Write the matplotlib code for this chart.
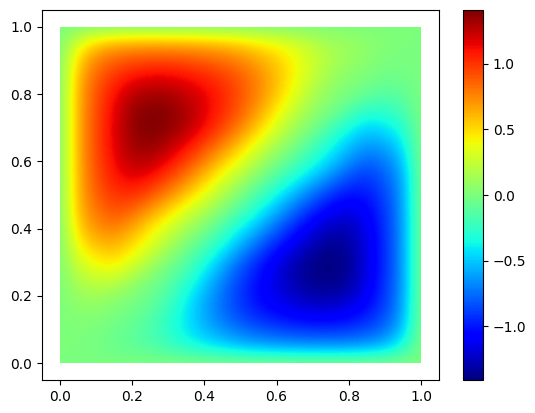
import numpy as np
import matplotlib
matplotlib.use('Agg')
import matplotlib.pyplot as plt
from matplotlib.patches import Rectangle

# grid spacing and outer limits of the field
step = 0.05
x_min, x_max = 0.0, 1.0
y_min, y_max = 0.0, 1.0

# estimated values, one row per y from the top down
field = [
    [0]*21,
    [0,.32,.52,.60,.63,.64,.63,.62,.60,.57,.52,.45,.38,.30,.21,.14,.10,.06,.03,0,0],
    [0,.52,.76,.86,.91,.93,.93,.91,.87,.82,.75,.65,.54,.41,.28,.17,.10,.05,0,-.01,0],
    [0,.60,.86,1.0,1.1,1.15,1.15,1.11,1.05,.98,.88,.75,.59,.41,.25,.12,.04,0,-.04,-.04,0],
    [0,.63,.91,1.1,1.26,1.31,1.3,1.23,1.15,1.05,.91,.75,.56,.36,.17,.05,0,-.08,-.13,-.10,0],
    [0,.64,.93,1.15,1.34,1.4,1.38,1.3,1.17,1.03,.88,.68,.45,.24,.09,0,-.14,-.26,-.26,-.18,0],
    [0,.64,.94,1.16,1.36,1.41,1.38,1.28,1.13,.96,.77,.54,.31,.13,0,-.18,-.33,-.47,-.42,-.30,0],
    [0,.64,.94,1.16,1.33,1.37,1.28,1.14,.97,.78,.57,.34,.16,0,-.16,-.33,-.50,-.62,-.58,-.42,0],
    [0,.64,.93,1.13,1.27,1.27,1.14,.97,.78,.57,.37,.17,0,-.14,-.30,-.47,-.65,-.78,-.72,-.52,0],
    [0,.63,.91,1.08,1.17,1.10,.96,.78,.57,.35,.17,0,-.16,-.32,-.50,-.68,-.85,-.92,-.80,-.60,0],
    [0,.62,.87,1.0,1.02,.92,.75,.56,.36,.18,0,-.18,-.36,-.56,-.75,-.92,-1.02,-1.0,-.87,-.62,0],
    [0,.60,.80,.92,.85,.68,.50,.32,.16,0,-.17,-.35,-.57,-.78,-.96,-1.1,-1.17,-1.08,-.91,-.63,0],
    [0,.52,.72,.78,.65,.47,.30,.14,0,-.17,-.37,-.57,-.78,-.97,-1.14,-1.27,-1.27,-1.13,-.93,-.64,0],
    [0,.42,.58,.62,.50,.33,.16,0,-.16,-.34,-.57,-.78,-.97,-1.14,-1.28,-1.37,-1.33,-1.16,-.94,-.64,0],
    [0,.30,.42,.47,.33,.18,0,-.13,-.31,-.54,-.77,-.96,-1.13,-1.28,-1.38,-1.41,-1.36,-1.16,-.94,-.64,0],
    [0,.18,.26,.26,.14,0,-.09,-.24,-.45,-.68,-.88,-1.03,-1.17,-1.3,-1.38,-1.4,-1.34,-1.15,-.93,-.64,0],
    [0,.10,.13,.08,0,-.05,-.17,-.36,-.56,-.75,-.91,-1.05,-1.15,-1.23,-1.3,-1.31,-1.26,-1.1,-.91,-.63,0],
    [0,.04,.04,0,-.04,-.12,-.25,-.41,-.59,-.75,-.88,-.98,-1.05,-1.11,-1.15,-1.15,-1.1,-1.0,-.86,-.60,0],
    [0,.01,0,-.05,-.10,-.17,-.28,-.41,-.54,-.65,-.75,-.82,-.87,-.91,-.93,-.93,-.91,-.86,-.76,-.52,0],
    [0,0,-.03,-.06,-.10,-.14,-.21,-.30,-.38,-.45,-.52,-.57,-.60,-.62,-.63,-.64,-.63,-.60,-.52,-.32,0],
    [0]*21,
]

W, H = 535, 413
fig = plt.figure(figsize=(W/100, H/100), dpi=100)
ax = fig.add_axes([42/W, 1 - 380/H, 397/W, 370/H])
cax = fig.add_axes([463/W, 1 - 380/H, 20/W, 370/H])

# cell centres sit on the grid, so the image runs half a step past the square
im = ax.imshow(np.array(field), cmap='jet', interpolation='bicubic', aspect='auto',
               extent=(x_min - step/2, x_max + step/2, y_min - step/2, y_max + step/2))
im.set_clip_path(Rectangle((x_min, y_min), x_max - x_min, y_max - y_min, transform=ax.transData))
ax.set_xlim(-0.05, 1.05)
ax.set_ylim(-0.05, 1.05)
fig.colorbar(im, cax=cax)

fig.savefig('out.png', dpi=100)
================================
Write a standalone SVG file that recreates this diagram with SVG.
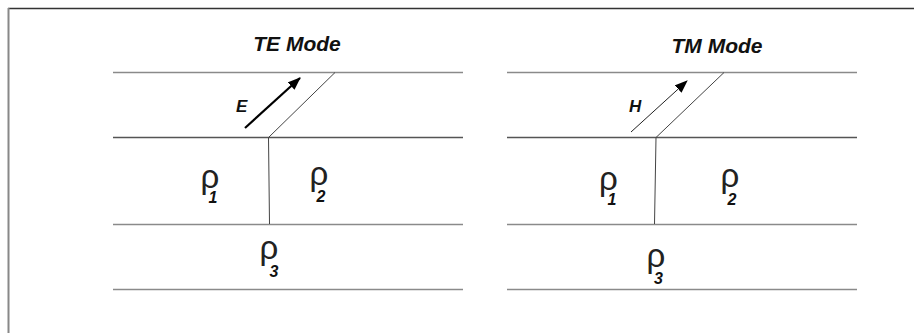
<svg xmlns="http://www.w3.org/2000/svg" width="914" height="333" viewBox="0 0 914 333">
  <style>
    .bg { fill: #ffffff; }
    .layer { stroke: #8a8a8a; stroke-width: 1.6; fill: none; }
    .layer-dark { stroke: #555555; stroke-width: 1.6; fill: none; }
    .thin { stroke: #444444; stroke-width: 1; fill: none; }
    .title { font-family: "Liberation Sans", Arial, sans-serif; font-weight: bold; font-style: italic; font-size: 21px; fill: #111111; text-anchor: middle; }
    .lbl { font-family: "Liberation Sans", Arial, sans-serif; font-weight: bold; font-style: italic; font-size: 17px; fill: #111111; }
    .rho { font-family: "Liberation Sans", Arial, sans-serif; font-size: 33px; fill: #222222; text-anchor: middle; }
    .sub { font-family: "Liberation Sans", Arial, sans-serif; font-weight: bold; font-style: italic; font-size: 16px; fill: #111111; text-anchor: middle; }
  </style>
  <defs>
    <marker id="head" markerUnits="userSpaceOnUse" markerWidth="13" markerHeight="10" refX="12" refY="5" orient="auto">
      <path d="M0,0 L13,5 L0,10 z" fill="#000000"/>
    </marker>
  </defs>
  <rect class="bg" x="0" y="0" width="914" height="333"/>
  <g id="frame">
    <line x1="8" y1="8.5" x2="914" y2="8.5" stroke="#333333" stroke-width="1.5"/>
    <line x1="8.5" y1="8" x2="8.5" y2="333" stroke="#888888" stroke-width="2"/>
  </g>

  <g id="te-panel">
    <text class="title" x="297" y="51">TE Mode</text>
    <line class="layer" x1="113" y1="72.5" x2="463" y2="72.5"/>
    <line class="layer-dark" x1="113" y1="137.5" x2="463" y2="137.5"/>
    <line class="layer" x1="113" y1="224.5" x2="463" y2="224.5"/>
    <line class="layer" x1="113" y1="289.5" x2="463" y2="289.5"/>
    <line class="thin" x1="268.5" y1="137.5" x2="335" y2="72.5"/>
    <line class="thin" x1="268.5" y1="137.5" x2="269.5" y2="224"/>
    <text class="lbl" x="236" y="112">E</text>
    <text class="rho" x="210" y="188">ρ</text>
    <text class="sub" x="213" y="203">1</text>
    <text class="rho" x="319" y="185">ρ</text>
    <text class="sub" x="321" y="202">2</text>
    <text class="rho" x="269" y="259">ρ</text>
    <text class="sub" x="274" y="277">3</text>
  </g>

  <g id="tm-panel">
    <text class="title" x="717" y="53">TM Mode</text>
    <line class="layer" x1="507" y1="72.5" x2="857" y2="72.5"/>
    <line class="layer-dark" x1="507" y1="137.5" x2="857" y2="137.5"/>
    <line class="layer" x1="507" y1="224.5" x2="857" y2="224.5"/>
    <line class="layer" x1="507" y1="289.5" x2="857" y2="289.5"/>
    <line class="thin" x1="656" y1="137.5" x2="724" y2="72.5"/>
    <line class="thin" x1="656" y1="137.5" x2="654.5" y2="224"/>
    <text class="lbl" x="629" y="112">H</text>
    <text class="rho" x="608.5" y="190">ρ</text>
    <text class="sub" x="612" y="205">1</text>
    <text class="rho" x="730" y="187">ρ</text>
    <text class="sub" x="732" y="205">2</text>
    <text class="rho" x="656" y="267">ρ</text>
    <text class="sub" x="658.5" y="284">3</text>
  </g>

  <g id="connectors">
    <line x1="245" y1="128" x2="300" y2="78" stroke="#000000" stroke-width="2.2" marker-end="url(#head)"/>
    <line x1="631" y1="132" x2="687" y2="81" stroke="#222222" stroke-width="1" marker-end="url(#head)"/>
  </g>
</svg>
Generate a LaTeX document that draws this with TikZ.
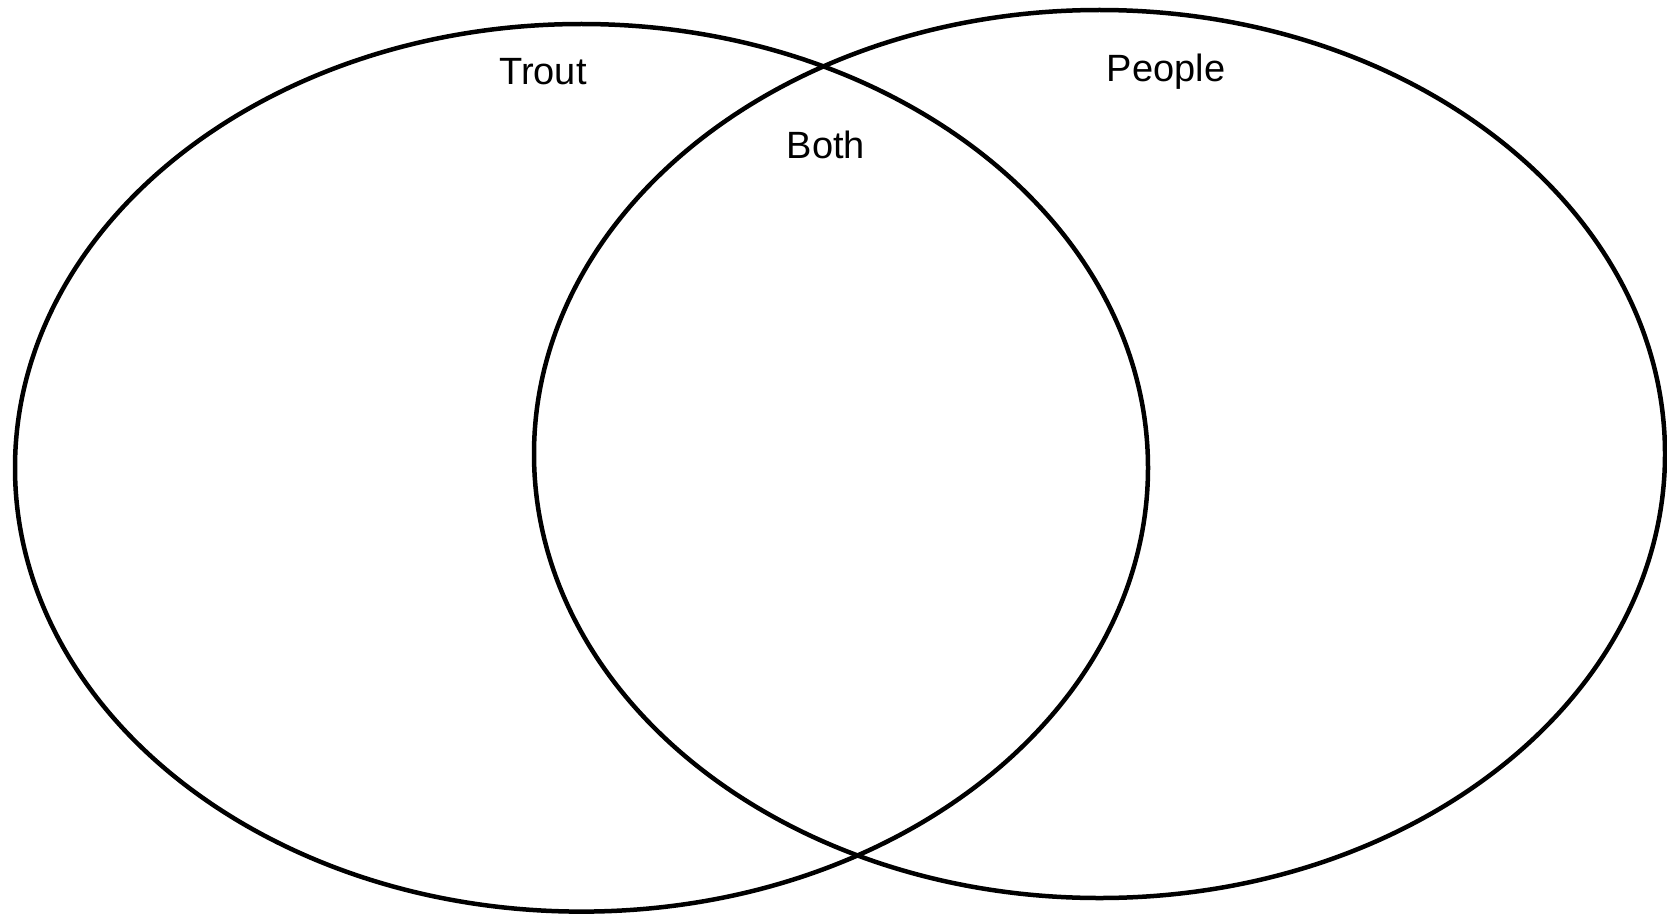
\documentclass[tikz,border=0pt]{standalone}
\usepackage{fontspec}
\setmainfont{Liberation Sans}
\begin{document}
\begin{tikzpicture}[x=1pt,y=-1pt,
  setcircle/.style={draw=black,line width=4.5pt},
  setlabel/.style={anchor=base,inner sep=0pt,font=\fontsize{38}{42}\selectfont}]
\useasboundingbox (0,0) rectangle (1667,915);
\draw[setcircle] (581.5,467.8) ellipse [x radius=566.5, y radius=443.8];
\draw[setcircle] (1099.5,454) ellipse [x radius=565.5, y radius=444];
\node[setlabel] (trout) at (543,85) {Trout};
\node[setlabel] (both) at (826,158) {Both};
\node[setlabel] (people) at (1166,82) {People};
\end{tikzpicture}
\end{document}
================================
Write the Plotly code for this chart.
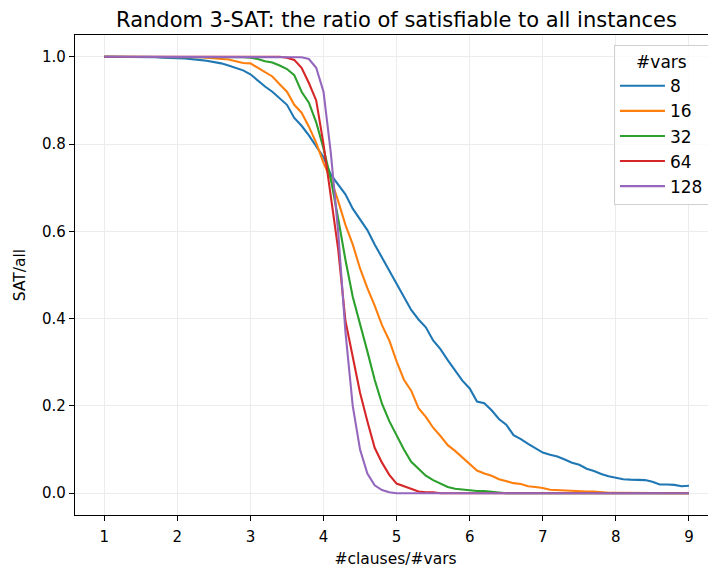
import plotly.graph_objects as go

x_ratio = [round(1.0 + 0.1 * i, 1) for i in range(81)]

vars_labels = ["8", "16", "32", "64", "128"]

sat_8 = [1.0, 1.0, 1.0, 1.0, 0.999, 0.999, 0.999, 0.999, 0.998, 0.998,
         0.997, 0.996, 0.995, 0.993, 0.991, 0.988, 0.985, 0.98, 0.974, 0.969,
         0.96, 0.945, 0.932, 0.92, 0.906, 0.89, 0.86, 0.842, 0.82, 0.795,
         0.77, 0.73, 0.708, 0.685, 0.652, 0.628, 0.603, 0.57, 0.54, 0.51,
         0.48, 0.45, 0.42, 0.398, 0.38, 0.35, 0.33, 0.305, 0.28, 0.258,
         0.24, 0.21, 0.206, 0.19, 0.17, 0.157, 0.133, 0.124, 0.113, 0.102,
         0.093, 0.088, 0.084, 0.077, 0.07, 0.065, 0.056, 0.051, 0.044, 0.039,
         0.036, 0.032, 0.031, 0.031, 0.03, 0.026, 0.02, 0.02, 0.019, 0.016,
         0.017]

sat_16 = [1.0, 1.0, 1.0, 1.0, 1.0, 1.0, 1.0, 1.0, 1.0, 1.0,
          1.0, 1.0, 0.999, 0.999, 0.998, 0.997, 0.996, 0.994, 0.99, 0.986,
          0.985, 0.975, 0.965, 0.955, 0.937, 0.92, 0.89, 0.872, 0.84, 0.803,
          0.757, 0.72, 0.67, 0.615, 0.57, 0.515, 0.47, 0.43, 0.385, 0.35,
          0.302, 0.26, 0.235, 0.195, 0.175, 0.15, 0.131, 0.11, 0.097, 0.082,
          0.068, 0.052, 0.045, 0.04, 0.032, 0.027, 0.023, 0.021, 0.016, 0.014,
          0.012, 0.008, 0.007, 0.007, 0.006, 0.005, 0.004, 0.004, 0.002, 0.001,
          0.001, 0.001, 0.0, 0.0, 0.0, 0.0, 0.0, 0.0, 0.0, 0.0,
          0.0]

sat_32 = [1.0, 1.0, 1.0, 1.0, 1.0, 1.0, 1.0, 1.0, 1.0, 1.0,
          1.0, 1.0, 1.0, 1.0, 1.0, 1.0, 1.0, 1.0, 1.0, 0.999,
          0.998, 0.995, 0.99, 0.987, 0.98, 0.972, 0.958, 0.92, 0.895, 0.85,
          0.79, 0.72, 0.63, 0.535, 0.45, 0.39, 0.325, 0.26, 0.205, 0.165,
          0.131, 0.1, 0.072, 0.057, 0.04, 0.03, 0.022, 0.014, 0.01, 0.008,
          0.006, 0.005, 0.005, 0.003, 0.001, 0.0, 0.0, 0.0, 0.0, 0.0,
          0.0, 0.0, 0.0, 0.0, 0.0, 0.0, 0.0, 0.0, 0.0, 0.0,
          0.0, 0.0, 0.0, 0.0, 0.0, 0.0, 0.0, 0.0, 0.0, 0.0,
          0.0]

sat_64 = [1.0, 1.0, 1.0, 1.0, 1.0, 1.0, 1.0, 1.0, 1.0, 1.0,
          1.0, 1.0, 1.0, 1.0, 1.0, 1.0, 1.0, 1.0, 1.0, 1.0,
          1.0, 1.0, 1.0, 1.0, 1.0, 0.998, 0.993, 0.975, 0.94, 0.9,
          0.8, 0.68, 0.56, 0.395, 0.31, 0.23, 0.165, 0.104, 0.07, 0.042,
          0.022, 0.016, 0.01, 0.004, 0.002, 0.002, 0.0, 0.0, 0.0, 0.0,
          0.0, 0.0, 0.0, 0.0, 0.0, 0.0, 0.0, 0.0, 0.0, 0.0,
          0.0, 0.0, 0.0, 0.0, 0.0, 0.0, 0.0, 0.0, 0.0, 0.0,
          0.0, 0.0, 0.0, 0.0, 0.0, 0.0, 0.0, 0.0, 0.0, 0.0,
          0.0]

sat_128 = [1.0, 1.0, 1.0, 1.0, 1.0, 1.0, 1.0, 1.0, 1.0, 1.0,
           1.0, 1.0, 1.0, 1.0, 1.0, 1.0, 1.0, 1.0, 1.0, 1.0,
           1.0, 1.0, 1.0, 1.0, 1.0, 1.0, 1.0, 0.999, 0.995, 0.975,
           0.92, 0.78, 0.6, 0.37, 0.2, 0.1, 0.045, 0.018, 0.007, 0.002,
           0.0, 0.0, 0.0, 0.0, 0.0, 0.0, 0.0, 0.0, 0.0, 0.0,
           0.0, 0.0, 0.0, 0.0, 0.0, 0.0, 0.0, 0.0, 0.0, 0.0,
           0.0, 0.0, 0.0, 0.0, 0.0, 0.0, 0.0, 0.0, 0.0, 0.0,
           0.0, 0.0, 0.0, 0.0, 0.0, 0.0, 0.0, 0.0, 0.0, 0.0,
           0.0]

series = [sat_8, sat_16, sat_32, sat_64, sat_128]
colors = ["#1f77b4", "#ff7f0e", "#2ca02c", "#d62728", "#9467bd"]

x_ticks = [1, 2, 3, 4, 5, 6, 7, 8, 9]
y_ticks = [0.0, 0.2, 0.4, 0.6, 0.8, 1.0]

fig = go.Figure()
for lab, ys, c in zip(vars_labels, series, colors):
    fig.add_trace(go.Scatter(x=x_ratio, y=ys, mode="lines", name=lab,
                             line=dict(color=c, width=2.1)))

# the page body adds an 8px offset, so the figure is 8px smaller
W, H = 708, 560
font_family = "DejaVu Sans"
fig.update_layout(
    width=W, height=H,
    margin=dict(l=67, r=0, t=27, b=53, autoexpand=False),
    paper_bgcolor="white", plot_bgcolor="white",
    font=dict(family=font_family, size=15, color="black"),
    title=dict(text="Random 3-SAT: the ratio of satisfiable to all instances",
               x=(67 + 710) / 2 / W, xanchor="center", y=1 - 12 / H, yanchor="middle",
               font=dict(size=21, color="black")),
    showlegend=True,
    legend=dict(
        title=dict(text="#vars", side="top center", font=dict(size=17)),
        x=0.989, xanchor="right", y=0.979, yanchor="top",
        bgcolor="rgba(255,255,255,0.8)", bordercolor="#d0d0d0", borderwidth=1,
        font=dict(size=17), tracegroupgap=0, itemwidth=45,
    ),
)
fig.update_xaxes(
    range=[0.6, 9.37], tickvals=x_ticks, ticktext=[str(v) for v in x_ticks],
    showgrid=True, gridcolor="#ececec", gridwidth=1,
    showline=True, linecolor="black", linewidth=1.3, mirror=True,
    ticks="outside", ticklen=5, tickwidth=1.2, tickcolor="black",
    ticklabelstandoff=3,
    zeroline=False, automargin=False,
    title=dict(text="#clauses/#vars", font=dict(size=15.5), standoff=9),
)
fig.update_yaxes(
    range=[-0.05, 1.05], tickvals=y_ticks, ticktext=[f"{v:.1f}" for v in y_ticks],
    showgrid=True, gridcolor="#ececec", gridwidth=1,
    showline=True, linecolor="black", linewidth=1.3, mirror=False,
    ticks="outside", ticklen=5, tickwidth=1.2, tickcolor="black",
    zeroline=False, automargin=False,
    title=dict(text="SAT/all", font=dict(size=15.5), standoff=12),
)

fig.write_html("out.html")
================================
(WHAT THE TASK REQUIRES)
In the listing above, find the line with "Write the matplotlib code for this chart." and the line with "y_min, y_max = 0.0, 1.0". Set down exactly those lines and everything between them, skipping pictures.

(ANSWER TO THE PROBLEM)
Write the matplotlib code for this chart.
import numpy as np
import matplotlib
matplotlib.use('Agg')
import matplotlib.pyplot as plt
from matplotlib.patches import Rectangle

# grid spacing and outer limits of the field
step = 0.05
x_min, x_max = 0.0, 1.0
y_min, y_max = 0.0, 1.0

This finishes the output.